HAMILTON, Senior Circuit Judge,

concurring:

I concur in Judge Luttig’s thorough opinion. I write separately only to add my view that, in addition to failing to demonstrate that counsel’s performance was deficient, Hayes has failed to demonstrate any prejudice flowing from the alleged erroneously admitted hearsay evidence. Strickland v. Washington, 466 U.S. 668, 694, 104 S.Ct. 2052, 80 L.Ed.2d 674 (1984).

*328According to Hayes, there is a reasonable probability that, had the challenged hearsay evidence, which included factual assertions made by Mrs. Hayes in conjunction with an explanation of her feelings, such as assertions that Hayes physically abused and threatened to kill her, been excluded, the State would have been unable to demonstrate that the killing was done with malice.

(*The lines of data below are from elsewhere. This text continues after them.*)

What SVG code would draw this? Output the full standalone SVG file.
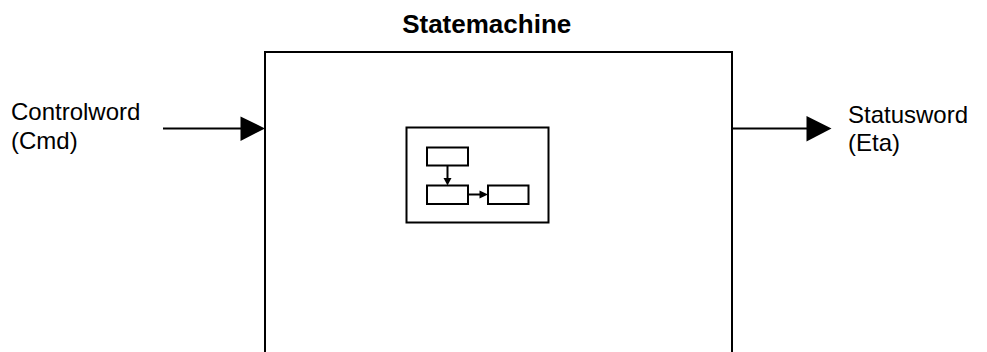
<svg xmlns="http://www.w3.org/2000/svg" width="987" height="352" viewBox="0 0 987 352">
<style>
.box{fill:none;stroke:#000;stroke-width:2}
.sbox{fill:#fff;stroke:#000;stroke-width:2}
.line{fill:none;stroke:#000;stroke-width:2}
.lbl{font-family:"Liberation Sans",Arial,sans-serif;font-size:24px;fill:#000}
.title{font-family:"Liberation Sans",Arial,sans-serif;font-size:26px;font-weight:bold;fill:#000}
</style>
<rect width="987" height="352" fill="#fff"/>
<g id="statemachine">
<rect class="box" x="265" y="52" width="467" height="310"/>
<text class="title" x="486.7" y="33" text-anchor="middle">Statemachine</text>
</g>
<g id="icon">
<rect class="box" x="406.5" y="127.5" width="142" height="95"/>
<rect class="sbox" x="427" y="147.5" width="41" height="18"/>
<rect class="sbox" x="427" y="185.5" width="41" height="18.5"/>
<rect class="sbox" x="488" y="185.5" width="40.5" height="18.5"/>
</g>
<g id="controlword">
<text class="lbl" x="11" y="120">Controlword</text>
<text class="lbl" x="11" y="148.5">(Cmd)</text>
</g>
<g id="statusword">
<text class="lbl" x="848" y="123">Statusword</text>
<text class="lbl" x="848" y="151">(Eta)</text>
</g>
<g id="connectors">
<line class="line" x1="163" y1="128.5" x2="242" y2="128.5"/>
<polygon points="240.5,116.5 265,128.5 240.5,141" fill="#000"/>
<line class="line" x1="732" y1="128.5" x2="808" y2="128.5"/>
<polygon points="806.5,116 831.5,128.5 806.5,141.5" fill="#000"/>
<line class="line" x1="447.5" y1="165.5" x2="447.5" y2="179"/>
<polygon points="443.5,178 451.5,178 447.5,185.5" fill="#000"/>
<line class="line" x1="468" y1="194.5" x2="481" y2="194.5"/>
<polygon points="479.5,190.5 479.5,198.5 488,194.5" fill="#000"/>
</g>
</svg>
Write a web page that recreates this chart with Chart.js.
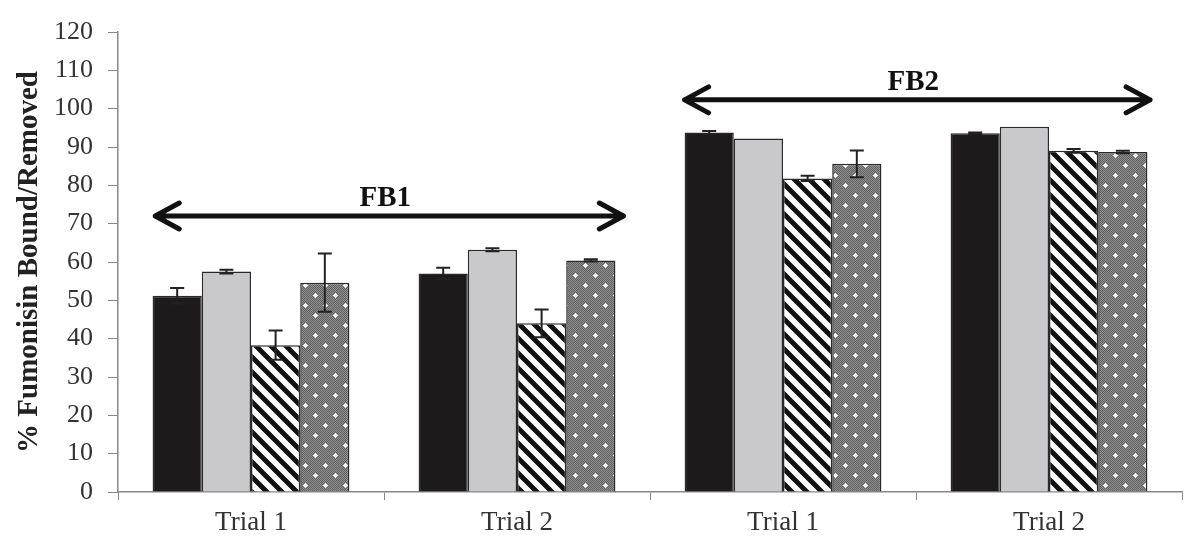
<!doctype html>
<html lang="en">
<head>
  <meta charset="utf-8">
  <title>Fumonisin Bound/Removed</title>
  <script src="https://cdn.jsdelivr.net/npm/chart.js"></script>
  <style>
    html, body { margin: 0; padding: 0; background: #fff; }
    #wrap { width: 1184px; height: 541px; }
  </style>
</head>
<body>
  <div id="wrap"><canvas id="myChart"></canvas></div>
  <script>
    // values
    const categories = ['Trial 1', 'Trial 2', 'Trial 1', 'Trial 2'];
    const seriesA = [51.2, 57.0, 93.8, 93.6];
    const seriesB = [57.5, 63.2, 92.2, 95.3];
    const seriesC = [38.3, 44.0, 81.8, 89.0];
    const seriesD = [54.6, 60.4, 85.6, 88.7];
    const errA = [2.0, 1.5, 0.4, 0.2];
    const errB = [0.5, 0.4, 0, 0];
    const errC = [3.8, 3.6, 0.7, 0.5];
    const errD = [7.6, 0.3, 3.5, 0.3];
    const yTicks = [0, 10, 20, 30, 40, 50, 60, 70, 80, 90, 100, 110, 120];

    // brackets over the groups: label, start/end (category index units), height (y value)
    const groupLabels = ['FB1', 'FB2'];
    const groupFrom = [-0.36, 1.63];
    const groupTo = [1.40, 3.38];
    const groupAt = [72.0, 102.3];

    const ctx = document.getElementById('myChart');

    function hatch() {
      const c = document.createElement('canvas');
      c.width = 30; c.height = 30;
      const g = c.getContext('2d');
      g.fillStyle = '#fff';
      g.fillRect(0, 0, 30, 30);
      g.strokeStyle = '#111';
      g.lineWidth = 5;
      g.beginPath();
      for (let k = -45; k <= 45; k += 15) {
        g.moveTo(k - 5, -5);
        g.lineTo(k + 35, 35);
      }
      g.stroke();
      return g.createPattern(c, 'repeat');
    }

    function dots() {
      const c = document.createElement('canvas');
      c.width = 20; c.height = 20;
      const g = c.getContext('2d');
      g.fillStyle = '#8e8e8e';
      g.fillRect(0, 0, 20, 20);
      g.fillStyle = '#626262';
      for (let i = 0; i < 20; i++) {
        for (let j = i % 2; j < 20; j += 2) g.fillRect(i, j, 1, 1);
      }
      g.fillStyle = '#f4f4f4';
      [[5, 5], [15, 15]].forEach(([x, y]) => {
        g.fillRect(x - 2, y, 5, 1);
        g.fillRect(x, y - 2, 1, 5);
        g.fillRect(x - 1, y - 1, 3, 3);
      });
      return g.createPattern(c, 'repeat');
    }

    const errorBars = {
      id: 'errorBars',
      afterDatasetsDraw(chart) {
        const g = chart.ctx;
        const y = chart.scales.y;
        const errs = [errA, errB, errC, errD];
        g.save();
        g.strokeStyle = '#222';
        g.lineWidth = 2;
        chart.data.datasets.forEach((ds, di) => {
          const meta = chart.getDatasetMeta(di);
          meta.data.forEach((bar, i) => {
            const e = errs[di][i];
            if (!e) return;
            const top = y.getPixelForValue(ds.data[i] + e);
            const bot = y.getPixelForValue(ds.data[i] - e);
            g.beginPath();
            g.moveTo(bar.x, top); g.lineTo(bar.x, bot);
            g.moveTo(bar.x - 7, top); g.lineTo(bar.x + 7, top);
            g.moveTo(bar.x - 7, bot); g.lineTo(bar.x + 7, bot);
            g.stroke();
          });
        });
        g.restore();
      }
    };

    const brackets = {
      id: 'brackets',
      afterDraw(chart) {
        const g = chart.ctx;
        const xs = chart.scales.x, ys = chart.scales.y;
        g.save();
        g.strokeStyle = '#111';
        g.fillStyle = '#111';
        g.lineWidth = 5;
        g.lineCap = 'round';
        g.lineJoin = 'round';
        groupLabels.forEach((lab, i) => {
          const x0 = xs.getPixelForValue(groupFrom[i]);
          const x1 = xs.getPixelForValue(groupTo[i]);
          const yy = ys.getPixelForValue(groupAt[i]);
          g.beginPath();
          g.moveTo(x0, yy); g.lineTo(x1, yy);
          g.moveTo(x0 + 24, yy - 13); g.lineTo(x0, yy); g.lineTo(x0 + 24, yy + 13);
          g.moveTo(x1 - 24, yy - 13); g.lineTo(x1, yy); g.lineTo(x1 - 24, yy + 13);
          g.stroke();
          g.font = 'bold 29px "Liberation Serif"';
          g.textAlign = 'center';
          g.textBaseline = 'alphabetic';
          g.fillText(lab, (x0 + x1) / 2 - 4, yy - 10);
        });
        g.restore();
      }
    };

    const fills = ['#1c1a1b', '#c9c9cb', hatch(), dots()];
    const values = [seriesA, seriesB, seriesC, seriesD];

    new Chart(ctx, {
      type: 'bar',
      data: {
        labels: categories,
        datasets: values.map((v, i) => ({
          label: 'Series ' + (i + 1),
          data: v,
          backgroundColor: fills[i],
          borderColor: '#2a2a2a',
          borderWidth: 1.5,
          categoryPercentage: 0.74,
          barPercentage: 1.0
        }))
      },
      options: {
        responsive: true,
        maintainAspectRatio: false,
        animation: false,
        layout: { padding: { top: 32, right: 2, left: 0, bottom: 0 } },
        plugins: {
          legend: { display: false },
          tooltip: { enabled: false }
        },
        scales: {
          x: {
            afterFit(axis) { axis.height = 49; },
            grid: {
              offset: true,
              drawOnChartArea: false,
              tickLength: 8,
              color: '#888'
            },
            border: { color: '#888', width: 1.5 },
            ticks: {
              color: '#333',
              padding: 7,
              font: { family: '"Liberation Serif"', size: 27 }
            }
          },
          y: {
            min: 0,
            max: 120,
            afterFit(axis) { axis.width = 118; },
            afterBuildTicks(axis) { axis.ticks = yTicks.map(v => ({ value: v })); },
            grid: {
              drawOnChartArea: false,
              tickLength: 10,
              color: '#888'
            },
            border: { color: '#888', width: 1.5 },
            ticks: {
              color: '#333',
              padding: 15,
              font: { family: '"Liberation Serif"', size: 26 }
            },
            title: {
              display: true,
              text: '% Fumonisin Bound/Removed',
              color: '#222',
              padding: { top: 12, bottom: 0 },
              font: { family: '"Liberation Serif"', size: 29, weight: 'bold' }
            }
          }
        }
      },
      plugins: [errorBars, brackets]
    });
  </script>
</body>
</html>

Under North Carolina law, the unlawful killing of a human being with malice but without premeditation and deliberation is murder in the second degree. State v. Geddie, 345 N.C. 73, 478 S.E.2d 146, 156 (1996). The State may prove malice by the nature of the attack with a deadly weapon. State v. Robbins, 309 N.C. 771, 309 S.E.2d 188, 190 (1983). In this case, Hayes savagely beat his wife to death with a baseball bat causing extensive, severe damage to her skull. Hayes then poured gasoline (or a similar flammable liquid) on her body and set her on fire. It is hard to imagine a murder which more clearly demonstrates malice than the facts of this case. The exclusion of the challenged hearsay evidence would have done nothing to alter the jury’s conclusion that the murder of Mrs. Hayes was committed with malice.